What's wrong with the following?  We are using the "y" values (which were plotted in the scatter plot high above).  Notice how these points do not lie perfectly on a cubic polynomial (it goes up and down far too many times), that is because of the random noise we added.

In [46]:
# Wrong

alt.Chart(df).mark_line(color="red").encode(
    x="x",
    y="y"
)

This one does lie perfectly on a cubic polynomial, more specifically, that cubic polynomial is approximately $-2.3 x^3 - 3x^2 + 3.3 x - 5.26$.  This is our cubic polynomial of "best fit" (meaning the Mean Squared Error between the data and this polynomial is minimized).  For the given data, using Mean Squared Error, this polynomial fits the data "better" than the true underlying polynomial $-2x^3 - 3x^2 + x - 5$.

In [47]:
c2 = alt.Chart(df).mark_line(color="red").encode(
    x="x",
    y="pred"
)

c2

* Plot the true values using a dashed black line, using `strokeDash=[10,5]` as an argument to `mark_line`.  Name the chart `c3`.

Don't focus too much on the `strokeDash=[10,5]` part, I just wanted to show you an example of an option that exists.  Here the dashes are made with 10 black pixels followed by a gap of 5 pixels.

This curve represents the true underlying polynomial that we used to generate the data (before adding the random noise to it).

In [48]:
c3 = alt.Chart(df).mark_line(color="black", strokeDash=[10,5]).encode(
    x="x",
    y="y_true"
)

c3

* Layer these plots on top of the above scatter plot `c1`.
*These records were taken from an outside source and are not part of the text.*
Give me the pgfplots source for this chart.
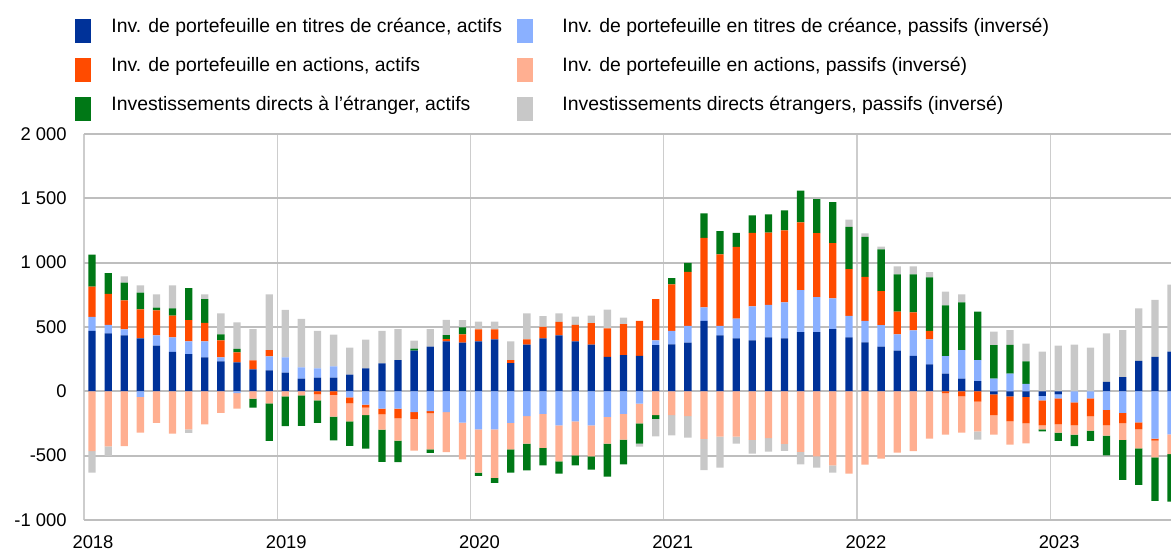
\documentclass[border=0pt]{standalone}
\usepackage{fontspec}
\setmainfont{Liberation Sans}
\usepackage{pgfplots}
\usepackage{pgfplotstable}
\pgfplotsset{compat=1.18}
\definecolor{c1}{RGB}{0,50,153}
\definecolor{c2}{RGB}{138,176,255}
\definecolor{c3}{RGB}{255,75,0}
\definecolor{c4}{RGB}{255,175,145}
\definecolor{c5}{RGB}{0,120,22}
\definecolor{c6}{RGB}{200,200,200}
\definecolor{gridh}{RGB}{190,190,190}
\definecolor{gridv}{RGB}{205,205,205}

\pgfplotstableread{
x db lb eq el fa fl
0.5 469 109 236 -464 249 -168
1.5 451 65 241 -427 161 -75
2.5 435 47 225 -425 137 49
3.5 412 -44 225 -277 130 57
4.5 355 80 194 -246 21 104
5.5 306 114 168 -329 57 179
6.5 290 98 166 -295 249 -28
7.5 264 124 145 -256 184 36
8.5 233 31 132 -168 47 163
9.5 225 -13 78 -122 26 207
10.5 171 0 70 -57 -70 243
11.5 163 109 49 -93 -293 433
12.5 145 119 0 -39 -231 370
13.5 98 88 0 -31 -238 378
14.5 106 73 -23 -47 -176 290
15.5 106 88 -28 -168 -186 246
16.5 130 -47 -47 -140 -189 210
17.5 179 -104 -23 -57 -262 223
18.5 218 -135 -44 -119 -251 251
19.5 243 -135 -75 -174 -166 241
20.5 316 -161 -54 -246 16 62
21.5 347 -153 -16 -282 -28 137
22.5 389 -161 16 -311 31 119
23.5 378 -243 65 -285 54 57
24.5 389 -295 93 -337 -26 60
25.5 404 -295 78 -378 -39 60
26.5 220 -246 23 -205 -181 145
27.5 363 -192 41 -215 -207 202
28.5 412 -176 88 -264 -135 85
29.5 435 -264 104 -280 -96 67
30.5 389 -233 127 -264 -78 65
31.5 363 -264 168 -241 -104 57
32.5 267 -199 223 -207 -256 145
33.5 282 -176 241 -199 -192 49
34.5 275 -96 272 -153 -158 -23
35.5 360 36 321 -184 -31 -135
36.5 365 104 363 -184 47 -158
37.5 378 130 420 -192 70 -168
38.5 547 106 539 -370 192 -243
39.5 435 73 557 -352 181 -241
40.5 412 153 557 -352 109 -54
41.5 396 264 572 -378 135 -106
42.5 420 251 562 -363 142 -106
43.5 412 280 559 -409 155 -54
44.5 461 326 526 -471 246 -96
45.5 461 272 497 -505 264 -88
46.5 484 238 430 -575 319 -57
47.5 420 166 363 -640 329 57
48.5 381 166 342 -570 311 28
49.5 347 168 264 -523 324 21
50.5 316 127 176 -477 290 62
51.5 275 199 140 -464 295 62
52.5 210 194 65 -368 417 41
53.5 137 137 -13 -324 394 106
54.5 98 223 -39 -282 370 62
55.5 80 163 -80 -231 376 -65
56.5 -23 98 -161 -153 262 104
57.5 -39 137 -194 -181 225 114
58.5 -44 57 -205 -155 176 137
59.5 -36 -34 -194 -31 -16 308
60.5 -23 -31 -202 -65 -65 355
61.5 0 -85 -179 -73 -88 363
62.5 0 -54 -140 -111 -80 339
63.5 73 -145 -119 -80 -153 378
64.5 111 -168 -80 -130 -311 365
65.5 236 -241 -54 -148 -285 409
66.5 267 -368 -16 -130 -337 443
67.5 308 -334 0 -155 -368 521
}\data

\pgfplotsset{
  base/.style={scale only axis, width=543.5pt, height=193pt,
    xmin=0, xmax=67.5, ymin=-1000, ymax=2000,
    ybar stacked, bar width=3.65pt},
  bs/.style={draw=none,
    legend image code/.code={\fill[##1] (0pt,-6pt) rectangle (8pt,6pt); \path[draw=none,fill=none] (0pt,0pt) (18pt,0pt);}},
}

\begin{document}
\begin{tikzpicture}
\begin{axis}[base, name=a,
  axis line style={draw=none}, major tick length=0pt,
  xtick={0,12,24,36,48,60}, xticklabels={2018,2019,2020,2021,2022,2023},
  ytick={-1000,-500,0,500,1000,1500,2000},
  yticklabels={-1 000,-500,0,500,1 000,1 500,2 000},
  xmajorgrids, ymajorgrids,
  x grid style={draw=gridv, line width=0.7pt},
  y grid style={draw=gridh, line width=0.9pt},
  xticklabel style={font=\fontsize{9.2}{11}\selectfont, anchor=north, inner sep=0pt, yshift=-7.5pt, xshift=4.5pt},
  yticklabel style={font=\fontsize{9.2}{11}\selectfont, anchor=east, inner sep=0pt, xshift=-8.5pt},
  legend columns=2, legend cell align=left,
  legend style={at={(0,1)}, anchor=north west, xshift=-4.5pt, yshift=58pt,
    draw=none, fill=none, inner sep=0pt, column sep=0pt, row sep=7.25pt,
    nodes={inner sep=0pt, yshift=2pt, font=\fontsize{9.7}{11.6}\selectfont}},
]
\addplot[bs, fill=c1] table[x=x, y expr={max(\thisrow{db},0)}] {\data};
\addplot[bs, fill=c2] table[x=x, y expr={max(\thisrow{lb},0)}] {\data};
\addplot[bs, fill=c3] table[x=x, y expr={max(\thisrow{eq},0)}] {\data};
\addplot[bs, fill=c4] table[x=x, y expr={max(\thisrow{el},0)}] {\data};
\addplot[bs, fill=c5] table[x=x, y expr={max(\thisrow{fa},0)}] {\data};
\addplot[bs, fill=c6] table[x=x, y expr={max(\thisrow{fl},0)}] {\data};
\legend{{\makebox[203pt][l]{Inv. de portefeuille en titres de créance, actifs}},
  {\hspace*{4.5pt}Inv. de portefeuille en titres de créance, passifs (inversé)},
  {\makebox[203pt][l]{Inv. de portefeuille en actions, actifs}},
  {\hspace*{4.5pt}Inv. de portefeuille en actions, passifs (inversé)},
  {\makebox[203pt][l]{Investissements directs à l’étranger, actifs}},
  {\hspace*{4.5pt}Investissements directs étrangers, passifs (inversé)}}
\end{axis}
\begin{axis}[base, hide axis]
\addplot[bs, fill=c1] table[x=x, y expr={min(\thisrow{db},0)}] {\data};
\addplot[bs, fill=c2] table[x=x, y expr={min(\thisrow{lb},0)}] {\data};
\addplot[bs, fill=c3] table[x=x, y expr={min(\thisrow{eq},0)}] {\data};
\addplot[bs, fill=c4] table[x=x, y expr={min(\thisrow{el},0)}] {\data};
\addplot[bs, fill=c5] table[x=x, y expr={min(\thisrow{fa},0)}] {\data};
\addplot[bs, fill=c6] table[x=x, y expr={min(\thisrow{fl},0)}] {\data};
\end{axis}
\pgfresetboundingbox
\path ([xshift=-42pt,yshift=67pt]a.north west) rectangle ([yshift=-15.5pt]a.south east);
\end{tikzpicture}
\end{document}
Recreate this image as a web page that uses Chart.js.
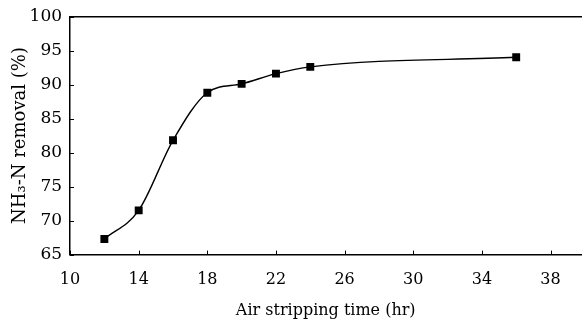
<!DOCTYPE html>
<html>
<head>
<meta charset="utf-8">
<script src="https://cdn.jsdelivr.net/npm/chart.js@4"></script>
<style>
  html, body { margin: 0; padding: 0; background: #fff; overflow: hidden; }
  #wrap { width: 582px; height: 323px; overflow: hidden; }
</style>
</head>
<body>
<!-- canvas a bit wider than the window: the plot frame runs off the right edge in the original -->
<div id="wrap"><canvas id="removalChart" width="587" height="323"></canvas></div>
<script>
// data
const stripTimes = [12, 14, 16, 18, 20, 22, 24, 36];
const removalPct = [67.3, 71.5, 81.8, 88.8, 90.1, 91.6, 92.6, 94.0];

const xTickVals = [10, 14, 18, 22, 26, 30, 34, 38];
const yTickVals = [65, 70, 75, 80, 85, 90, 95, 100];

const xTitle = "Air stripping time (hr)";
const yTitle = "NH\u2083-N removal (%)";

const serif = "'DejaVu Serif', 'Liberation Serif', serif";

// small tick marks pointing into the plot, like the original
const innerTicks = {
  id: "innerTicks",
  afterDatasetsDraw(chart) {
    const { ctx, chartArea, scales } = chart;
    ctx.save();
    ctx.strokeStyle = "#000";
    ctx.lineWidth = 1;
    ctx.beginPath();
    scales.x.ticks.forEach(t => {
      const px = Math.round(scales.x.getPixelForValue(t.value)) + 0.5;
      ctx.moveTo(px, chartArea.bottom);
      ctx.lineTo(px, chartArea.bottom - 4);
    });
    scales.y.ticks.forEach(t => {
      const py = Math.round(scales.y.getPixelForValue(t.value)) + 0.5;
      ctx.moveTo(chartArea.left, py);
      ctx.lineTo(chartArea.left + 4, py);
    });
    ctx.stroke();
    ctx.restore();
  }
};

const ctx = document.getElementById("removalChart");

new Chart(ctx, {
  type: "scatter",
  data: {
    datasets: [
      {
        data: stripTimes.map((t, i) => ({ x: t, y: removalPct[i] })),
        showLine: true,
        borderColor: "#000",
        borderWidth: 1.4,
        cubicInterpolationMode: "monotone",
        pointStyle: "rect",
        pointRadius: 5.6,
        pointBackgroundColor: "#000",
        pointBorderColor: "#000",
        pointBorderWidth: 0
      }
    ]
  },
  plugins: [innerTicks],
  options: {
    responsive: false,
    animation: false,
    layout: { padding: { top: 14, right: 0, left: 10, bottom: 3 } },
    plugins: {
      legend: { display: false },
      tooltip: { enabled: false }
    },
    scales: {
      x: {
        type: "linear",
        min: 10,
        max: 39.8,
        afterBuildTicks: s => { s.ticks = xTickVals.map(v => ({ value: v })); },
        border: { display: true, color: "#000", width: 1.5 },
        grid: { drawOnChartArea: false, drawTicks: false },
        ticks: {
          padding: 16,
          color: "#000",
          font: { family: serif, size: 16 },
          maxRotation: 0,
          autoSkip: false
        },
        title: {
          display: true,
          text: xTitle,
          color: "#000",
          font: { family: serif, size: 16 },
          padding: { top: -5, bottom: 0 }
        }
      },
      xTop: {
        type: "linear",
        position: "top",
        min: 10,
        max: 39.8,
        border: { display: true, color: "#000", width: 1.5 },
        grid: { display: false, drawTicks: false, tickLength: 0 },
        ticks: { display: false }
      },
      y: {
        min: 65,
        max: 100,
        afterBuildTicks: s => { s.ticks = yTickVals.map(v => ({ value: v })); },
        border: { display: true, color: "#000", width: 1.5 },
        grid: { drawOnChartArea: false, drawTicks: false },
        ticks: {
          padding: 8,
          color: "#000",
          font: { family: serif, size: 17, lineHeight: 1 }
        },
        title: {
          display: true,
          text: yTitle,
          color: "#000",
          font: { family: serif, size: 18 },
          padding: { top: 0, bottom: -10 }
        }
      }
    }
  }
});
</script>
</body>
</html>
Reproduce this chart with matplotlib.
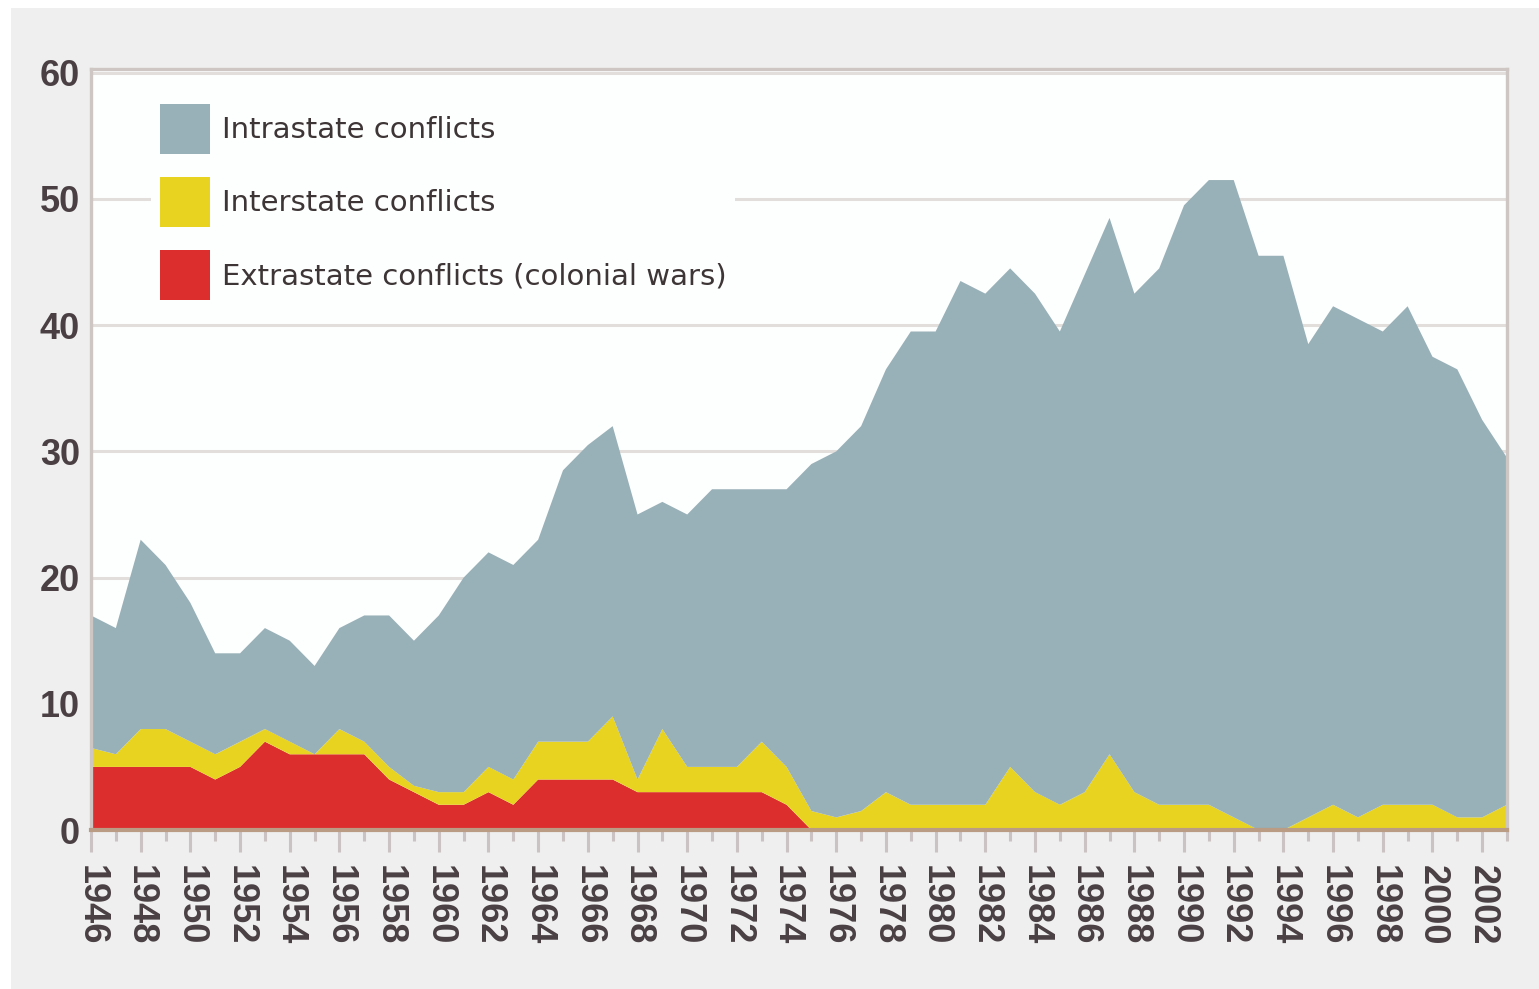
import matplotlib
matplotlib.use("Agg")
import matplotlib.pyplot as plt
from matplotlib import font_manager
from matplotlib.patches import Patch, Rectangle

# Armed conflicts by type, 1946-2003
years = list(range(1946, 2004))

extrastate = [5, 5, 5, 5, 5, 4, 5, 7, 6, 6,
              6, 6, 4, 3, 2, 2, 3, 2, 4, 4,
              4, 4, 3, 3, 3, 3, 3, 3, 2, 0,
              0, 0, 0, 0, 0, 0, 0, 0, 0, 0,
              0, 0, 0, 0, 0, 0, 0, 0, 0, 0,
              0, 0, 0, 0, 0, 0, 0, 0]

interstate = [1.5, 1, 3, 3, 2, 2, 2, 1, 1, 0,
              2, 1, 1, 0.5, 1, 1, 2, 2, 3, 3,
              3, 5, 1, 5, 2, 2, 2, 4, 3, 1.5,
              1, 1.5, 3, 2, 2, 2, 2, 5, 3, 2,
              3, 6, 3, 2, 2, 2, 1, 0, 0, 1,
              2, 1, 2, 2, 2, 1, 1, 2]

intrastate = [10.5, 10, 15, 13, 11, 8, 7, 8, 8, 7,
              8, 10, 12, 11.5, 14, 17, 17, 17, 16, 21.5,
              23.5, 23, 21, 18, 20, 22, 22, 20, 22, 27.5,
              29, 30.5, 33.5, 37.5, 37.5, 41.5, 40.5, 39.5, 39.5, 37.5,
              41, 42.5, 39.5, 42.5, 47.5, 49.5, 50.5, 45.5, 45.5, 37.5,
              39.5, 39.5, 37.5, 39.5, 35.5, 35.5, 31.5, 27.5]

labels = ["Intrastate conflicts", "Interstate conflicts",
          "Extrastate conflicts (colonial wars)"]
colors = ["#98b0b7", "#e8d420", "#dc2e2c"]

# pick a narrow font for the legend if there is one
names = {f.name for f in font_manager.fontManager.ttflist}
if "Liberation Sans Narrow" in names:
    legend_font = "Liberation Sans Narrow"
    legend_size = 25
else:
    legend_font = "DejaVu Sans"
    legend_size = 21
tick_font = "Liberation Sans" if "Liberation Sans" in names else "DejaVu Sans"
text_color = "#4a4043"

fig = plt.figure(figsize=(15.39, 9.89), dpi=100)
fig.patch.set_facecolor("white")
# grey panel behind the chart
fig.patches.append(Rectangle((11 / 1539, 0), 1, 981 / 989, transform=fig.transFigure,
                             facecolor="#efefef", edgecolor="none", zorder=-10))

ax = fig.add_axes([91 / 1539, 159 / 989, 1416 / 1539, 761 / 989])
ax.set_facecolor("#fdfefe")

ax.stackplot(years, extrastate, interstate, intrastate,
             colors=[colors[2], colors[1], colors[0]], linewidth=0)

ax.set_xlim(1946, 2003)
ax.set_ylim(0, 60.3)

# grid
ax.set_yticks(range(0, 70, 10))
ax.yaxis.grid(True, color="#e2dedb", linewidth=2.2)
ax.set_axisbelow(True)

# spines
for side in ["left", "top", "right"]:
    ax.spines[side].set_color("#cdc6c3")
    ax.spines[side].set_linewidth(2.4)
ax.spines["bottom"].set_color("#b99c83")
ax.spines["bottom"].set_linewidth(3)

# ticks
ax.set_xticks(years[::2])
ax.set_xticklabels([str(y) for y in years[::2]], rotation=270)
ax.set_xticks(years[1::2], minor=True)
ax.tick_params(axis="x", which="major", direction="out", length=16, width=2.2,
               color="#cbc2c3", pad=9)
ax.tick_params(axis="x", which="minor", direction="out", length=8, width=2.2,
               color="#cbc2c3")
ax.tick_params(axis="y", length=0, pad=8)
for lab in ax.get_xticklabels() + ax.get_yticklabels():
    lab.set_fontfamily(tick_font)
    lab.set_fontweight("bold")
    lab.set_fontsize(26)
    lab.set_color(text_color)

# legend: square swatches of about 50 px, rows 73 px apart
fs_px = legend_size * 100 / 72
hh = (50 / fs_px - 0.245) / 0.65
handles = [Patch(facecolor=c, edgecolor="none") for c in colors]
leg = ax.legend(handles, labels, loc="upper left", bbox_to_anchor=(0.0424, 0.9655),
                borderaxespad=0, frameon=True, fancybox=False,
                prop={"family": legend_font, "size": legend_size},
                handlelength=50 / fs_px, handleheight=hh,
                handletextpad=0.41, labelspacing=23 / fs_px, borderpad=0.3)
leg.get_frame().set_facecolor("#fdfefe")
leg.get_frame().set_edgecolor("none")
leg.get_frame().set_alpha(1)
for t in leg.get_texts():
    t.set_color("#3d3536")

fig.savefig("out.png", dpi=100, facecolor=fig.get_facecolor())
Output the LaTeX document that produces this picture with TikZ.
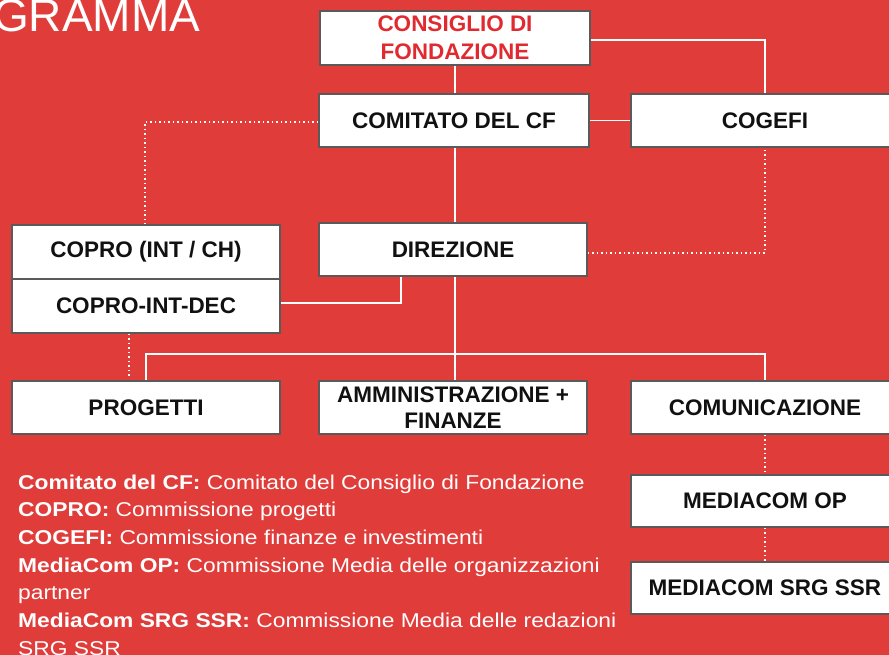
\documentclass[tikz,border=0pt]{standalone}
\usepackage{fontspec}
\setmainfont{Liberation Sans}
\newfontfamily\legendfont[FakeStretch=1.14]{Liberation Sans}
\usetikzlibrary{calc}
\definecolor{bgred}{HTML}{E03C3A}
\definecolor{txtred}{HTML}{E12A30}
\definecolor{boxedge}{HTML}{5A5A5A}
\definecolor{boxtext}{HTML}{111111}
\tikzset{
  orgbox/.style={draw=boxedge, line width=1.5pt, fill=white, minimum width=268pt, minimum height=53pt,
    inner sep=0pt, align=center, text=boxtext, font=\fontsize{22.5}{26}\selectfont\bfseries},
  link/.style={draw=white, line width=1.6pt},
  dotlink/.style={draw=white, line width=1.6pt, dash pattern=on 1.5pt off 3pt}
}
\begin{document}
\begin{tikzpicture}[x=1pt,y=-1pt]
\fill[bgred] (0,0) rectangle (889,655);
\useasboundingbox (0,0) rectangle (889,655);
\node[anchor=base west, text=white, inner sep=0pt, font=\fontsize{46}{50}\selectfont] (title) at (-7,32) {GRAMMA};
\coordinate (k1) at (765,40);
\coordinate (k2) at (145,122);
\coordinate (k3) at (765,253);
\coordinate (k4) at (401,303);
\coordinate (k5) at (146,354);
\coordinate (k6) at (765,354);
\coordinate (k7) at (129,378);
% boxes
\node[orgbox, minimum width=270pt, minimum height=54pt, text=txtred] (cdf) at (455,38) {\raisebox{-2pt}{CONSIGLIO DI}\\[2pt]\raisebox{-2pt}{FONDAZIONE}};
\node[orgbox, minimum width=270pt] (com) at (454,120.5) {COMITATO DEL CF};
\node[orgbox] (cog) at (765,120.5) {COGEFI};
\node[orgbox] (dir) at (453,249.5) {DIREZIONE};
\node[orgbox, minimum height=54pt] (cp1) at (146,252) {COPRO (INT / CH)};
\node[orgbox, minimum height=54pt] (cp2) at (146,306) {COPRO-INT-DEC};
\node[orgbox] (prog) at (146,407.5) {PROGETTI};
\node[orgbox] (amm) at (453,407.5) {AMMINISTRAZIONE +\\FINANZE};
\node[orgbox] (comu) at (765,407.5) {COMUNICAZIONE};
\node[orgbox, minimum height=52pt] (mop) at (765,501) {MEDIACOM OP};
\node[orgbox, minimum height=52pt] (msrg) at (765,588) {MEDIACOM SRG SSR};
% solid connectors
\draw[link] (cdf.east |- k1) -- (k1) -- (cog.north -| k1);
\draw[link] (cdf.south) -- (com.north -| cdf.south);
\draw[link] (com.east |- cog.west) -- (cog.west);
\draw[link] (com.south -| cdf.south) -- (dir.north -| cdf.south);
\draw[link] (dir.south -| cdf.south) -- (amm.north -| cdf.south);
\draw[link] (dir.south -| k4) -- (k4) -- (cp2.east |- k4);
\draw[link] (prog.north -| k5) -- (k5) -- (k6) -- (comu.north -| k6);
% dotted connectors
\draw[dotlink] (com.west |- k2) -- (k2) -- (cp1.north -| k2);
\draw[dotlink] (dir.east |- k3) -- (k3) -- (cog.south -| k3);
\draw[dotlink] (cp2.south -| k7) -- (k7);
\draw[dotlink] (comu.south) -- (mop.north);
\draw[dotlink] (mop.south) -- (msrg.north);
% legend
\node[anchor=north west, inner sep=0pt, align=left, text=white, font=\legendfont\fontsize{20}{27.7}\selectfont] (legend) at (18,474.5)
{\textbf{Comitato del CF:} Comitato del Consiglio di Fondazione\\
\textbf{COPRO:} Commissione progetti\\
\textbf{COGEFI:} Commissione finanze e investimenti\\
\textbf{MediaCom OP:} Commissione Media delle organizzazioni\\
partner\\
\textbf{MediaCom SRG SSR:} Commissione Media delle redazioni\\
SRG SSR};
\end{tikzpicture}
\end{document}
Notice how similar our two polynomial curves are.  If we had used more data points or less standard deviation for our random noise, we would expect the curves to be even closer to each other.

In [49]:
c1+c2+c3

## Extra time

I doubt there will be extra time, but if there is, we will introduce `train_test_split` from `sklearn.model_selection`.